**What you are asked to do**
In the lines below, output everything from the first line through the line containing "from matplotlib.ticker import MultipleLocator" exactly as it is. Pictures are not part of the output.

· · · · ·

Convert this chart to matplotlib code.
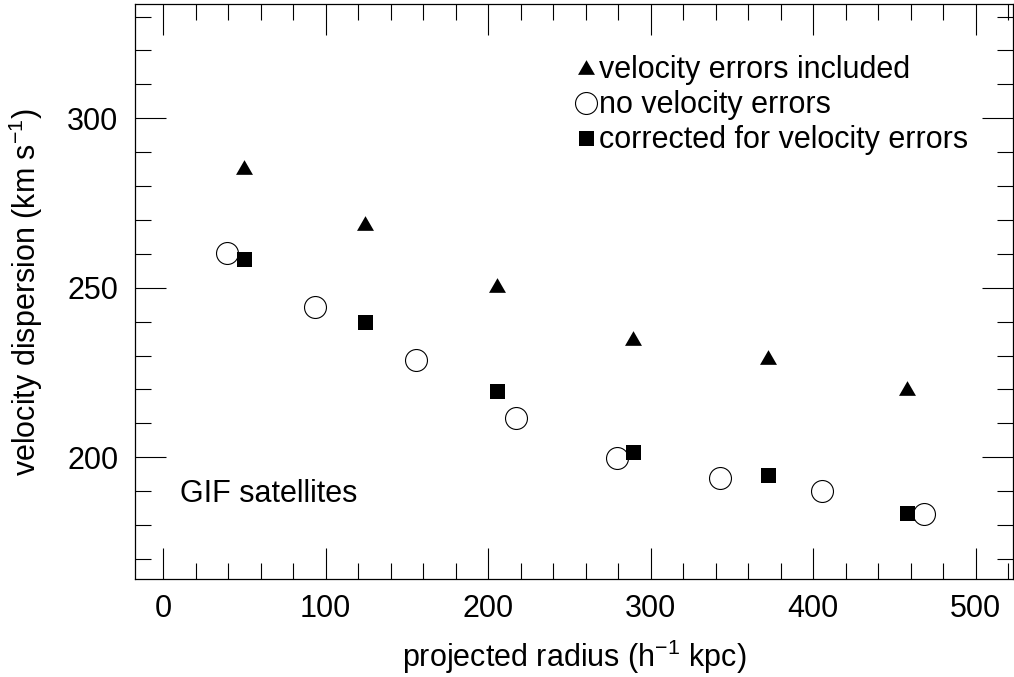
import numpy as np
import matplotlib
matplotlib.use("Agg")
import matplotlib.pyplot as plt
from matplotlib.ticker import MultipleLocator

plt.rcParams['font.family'] = ['Liberation Sans', 'DejaVu Sans']
plt.rcParams['mathtext.fontset'] = 'custom'
plt.rcParams['mathtext.rm'] = 'Liberation Sans'
plt.rcParams['mathtext.it'] = 'Liberation Sans:italic'

# data
r_err = [49.5, 124, 205.5, 289, 372, 457.5]
sig_err = [285.6, 269.2, 250.8, 235.3, 229.5, 220.3]

r_noerr = [39.1, 93.6, 155.4, 217.4, 279.3, 342.4, 405.4, 468.4]
sig_noerr = [260.3, 244.4, 228.8, 211.7, 199.9, 194.0, 190.2, 183.3]

r_corr = [49.5, 124, 205.5, 289, 372, 457.5]
sig_corr = [258.4, 240.0, 219.5, 201.6, 194.9, 183.7]

# equilateral triangle marker
tri = [(0, 0.433), (-0.5, -0.433), (0.5, -0.433), (0, 0.433)]

fig = plt.figure(figsize=(10.14, 6.77), dpi=100)
ax = fig.add_axes([135 / 1014, 1 - 579 / 677, 878 / 1014, 575 / 677])

ax.plot(r_err, sig_err, linestyle='none', marker=tri, markersize=12.2,
        color='black', markeredgewidth=0, label='velocity errors included')
ax.plot(r_noerr, sig_noerr, linestyle='none', marker='o', markersize=15.8,
        markerfacecolor='white', markeredgecolor='black', markeredgewidth=0.8,
        label='no velocity errors')
ax.plot(r_corr, sig_corr, linestyle='none', marker='s', markersize=10.8,
        color='black', markeredgewidth=0, label='corrected for velocity errors')

ax.set_xlim(-17.4, 523)
ax.set_ylim(164.1, 333.7)

ax.xaxis.set_major_locator(MultipleLocator(100))
ax.xaxis.set_minor_locator(MultipleLocator(20))
ax.yaxis.set_major_locator(MultipleLocator(50))
ax.yaxis.set_minor_locator(MultipleLocator(10))

ax.tick_params(which='both', direction='in', top=True, right=True, width=0.8, colors='black')
ax.tick_params(which='major', length=22.3, labelsize=22)
ax.tick_params(which='minor', length=11.2)
ax.tick_params(axis='x', which='major', pad=11)
ax.tick_params(axis='y', which='major', pad=12)
for s in ax.spines.values():
    s.set_linewidth(0.9)

ax.set_xlabel(r'projected radius (h$^{-1}$ kpc)', fontsize=22, labelpad=10)
ax.set_ylabel(r'velocity dispersion (km s$^{-1}$)', fontsize=22, labelpad=16)

ax.text(10.3, 186.8, 'GIF satellites', fontsize=22, va='baseline', ha='left')

ax.legend(loc='upper left', bbox_to_anchor=(578 / 1014, 1 - 55 / 677),
          bbox_transform=fig.transFigure, frameon=False, fontsize=22,
          handlelength=0.5, handletextpad=0.2, labelspacing=0.17,
          borderpad=0, borderaxespad=0, numpoints=1)

fig.savefig('out.png', dpi=100)
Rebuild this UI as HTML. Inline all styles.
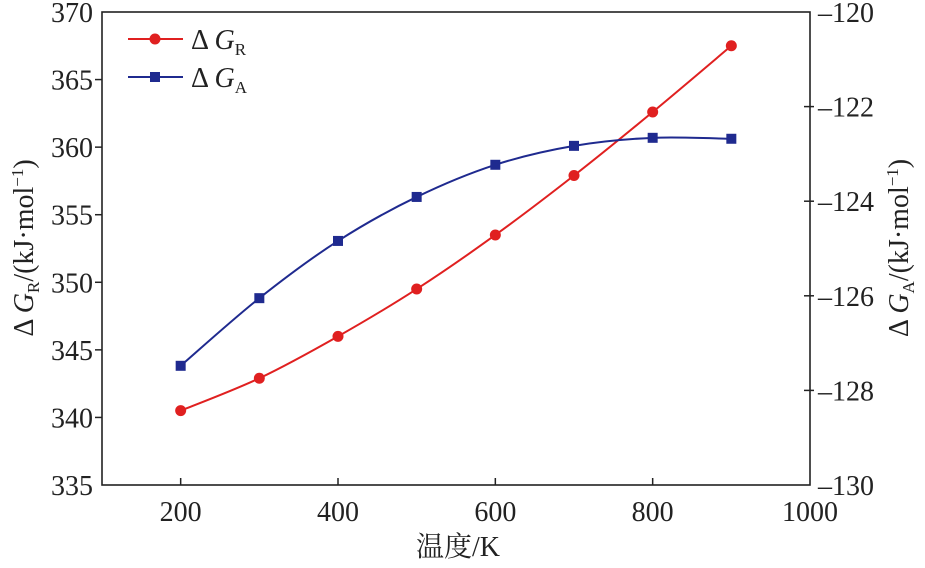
<!DOCTYPE html>
<html><head><meta charset="utf-8"><style>
body{margin:0;background:#fff;width:925px;height:563px;overflow:hidden}
text{font-family:"Liberation Serif","Noto Serif CJK SC",serif;fill:#222}
</style></head><body>
<svg id="chart" width="925" height="563" xmlns="http://www.w3.org/2000/svg"></svg>
<script>
const temps=[200,300,400,500,600,700,800,900];
const gR=[340.5,342.9,346.0,349.5,353.5,357.9,362.6,367.5];
const gA=[-127.48,-126.05,-124.84,-123.91,-123.23,-122.83,-122.66,-122.68];
const xTicks=[200,400,600,800,1000];
const yLTicks=[335,340,345,350,355,360,365,370];
const yRTicks=[-130,-128,-126,-124,-122,-120];
const L=102,R=810,T=12,B=485;
const sx=v=>L+(v-100)/900*(R-L);
const syL=v=>B-(v-335)/35*(B-T);
const syR=v=>B-(v+130)/10*(B-T);
const svg=document.getElementById('chart');
const NS='http://www.w3.org/2000/svg';
function mk(tag,attrs,parent){const e=document.createElementNS(NS,tag);for(const k in attrs)e.setAttribute(k,attrs[k]);(parent||svg).appendChild(e);return e;}
function smooth(pts){let d=`M${pts[0][0]},${pts[0][1]}`;for(let i=0;i<pts.length-1;i++){const p0=pts[Math.max(0,i-1)],p1=pts[i],p2=pts[i+1],p3=pts[Math.min(pts.length-1,i+2)];const c1=[p1[0]+(p2[0]-p0[0])/6,p1[1]+(p2[1]-p0[1])/6],c2=[p2[0]-(p3[0]-p1[0])/6,p2[1]-(p3[1]-p1[1])/6];d+=` C${c1[0]},${c1[1]} ${c2[0]},${c2[1]} ${p2[0]},${p2[1]}`;}return d;}
let fr=mk('rect',{x:L,y:T,width:R-L,height:B-T,fill:'none',stroke:'#222','stroke-width':1.6});

xTicks.forEach(v=>{const x=sx(v);if(v<1000)mk('line',{x1:x,y1:B,x2:x,y2:B-7,stroke:'#222','stroke-width':1.5});
const t=mk('text',{x:x,y:B+36,'font-size':28,'text-anchor':'middle'});t.textContent=v;
});
yLTicks.forEach(v=>{const y=syL(v);if(v>335&&v<370)mk('line',{x1:L,y1:y,x2:L-7,y2:y,stroke:'#222','stroke-width':1.5});
const t=mk('text',{x:L-9,y:y+10,'font-size':28,'text-anchor':'end'});t.textContent=v;
});
yRTicks.forEach(v=>{const y=syR(v);if(v>-130&&v<-120)mk('line',{x1:R-6,y1:y,x2:R+4,y2:y,stroke:'#222','stroke-width':1.5});
const t=mk('text',{x:R+8,y:y+10,'font-size':28,'text-anchor':'start'});t.textContent='\u2013'+Math.abs(v);
});
let xt=mk('text',{x:458,y:556,'font-size':28,'text-anchor':'middle'});xt.textContent='温度/K';

let yl=mk('text',{transform:'translate(33,248) rotate(-90)','font-size':28,'text-anchor':'middle'});
yl.innerHTML='Δ <tspan font-style="italic">G</tspan><tspan font-size="17" dy="6">R</tspan><tspan dy="-6">/(kJ·mol</tspan><tspan font-size="17" dy="-10">−1</tspan><tspan dy="10">)</tspan>';

let yr=mk('text',{transform:'translate(908,248) rotate(-90)','font-size':28,'text-anchor':'middle'});
yr.innerHTML='Δ <tspan font-style="italic">G</tspan><tspan font-size="17" dy="6">A</tspan><tspan dy="-6">/(kJ·mol</tspan><tspan font-size="17" dy="-10">−1</tspan><tspan dy="10">)</tspan>';

const pr=temps.map((t,i)=>[sx(t),syL(gR[i])]);
const pa=temps.map((t,i)=>[sx(t),syR(gA[i])]);
let lr=mk('path',{d:smooth(pr),fill:'none',stroke:'#e02020','stroke-width':2});

let la=mk('path',{d:smooth(pa),fill:'none',stroke:'#1f2a8f','stroke-width':2});

pr.forEach(p=>{const c=mk('circle',{cx:p[0],cy:p[1],r:5.5,fill:'#e02020'});
});
pa.forEach(p=>{const c=mk('rect',{x:p[0]-5,y:p[1]-5,width:10,height:10,fill:'#1f2a8f'});
});
let g1=mk('g',{});
mk('line',{x1:128,y1:39,x2:183,y2:39,stroke:'#e02020','stroke-width':2},g1);
mk('circle',{cx:155,cy:39,r:5.5,fill:'#e02020'},g1);
let t1=mk('text',{x:191,y:49,'font-size':28},g1);t1.innerHTML='Δ <tspan font-style="italic">G</tspan><tspan font-size="17" dy="6">R</tspan>';
let g2=mk('g',{});
mk('line',{x1:128,y1:77,x2:183,y2:77,stroke:'#1f2a8f','stroke-width':2},g2);
mk('rect',{x:150,y:72,width:10,height:10,fill:'#1f2a8f'},g2);
let t2=mk('text',{x:191,y:87,'font-size':28},g2);t2.innerHTML='Δ <tspan font-style="italic">G</tspan><tspan font-size="17" dy="6">A</tspan>';
</script>
</body></html>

· · · · ·

**Response for this exercise**
Convert this chart to matplotlib code.
import numpy as np
import matplotlib
matplotlib.use("Agg")
import matplotlib.pyplot as plt
from matplotlib.ticker import MultipleLocator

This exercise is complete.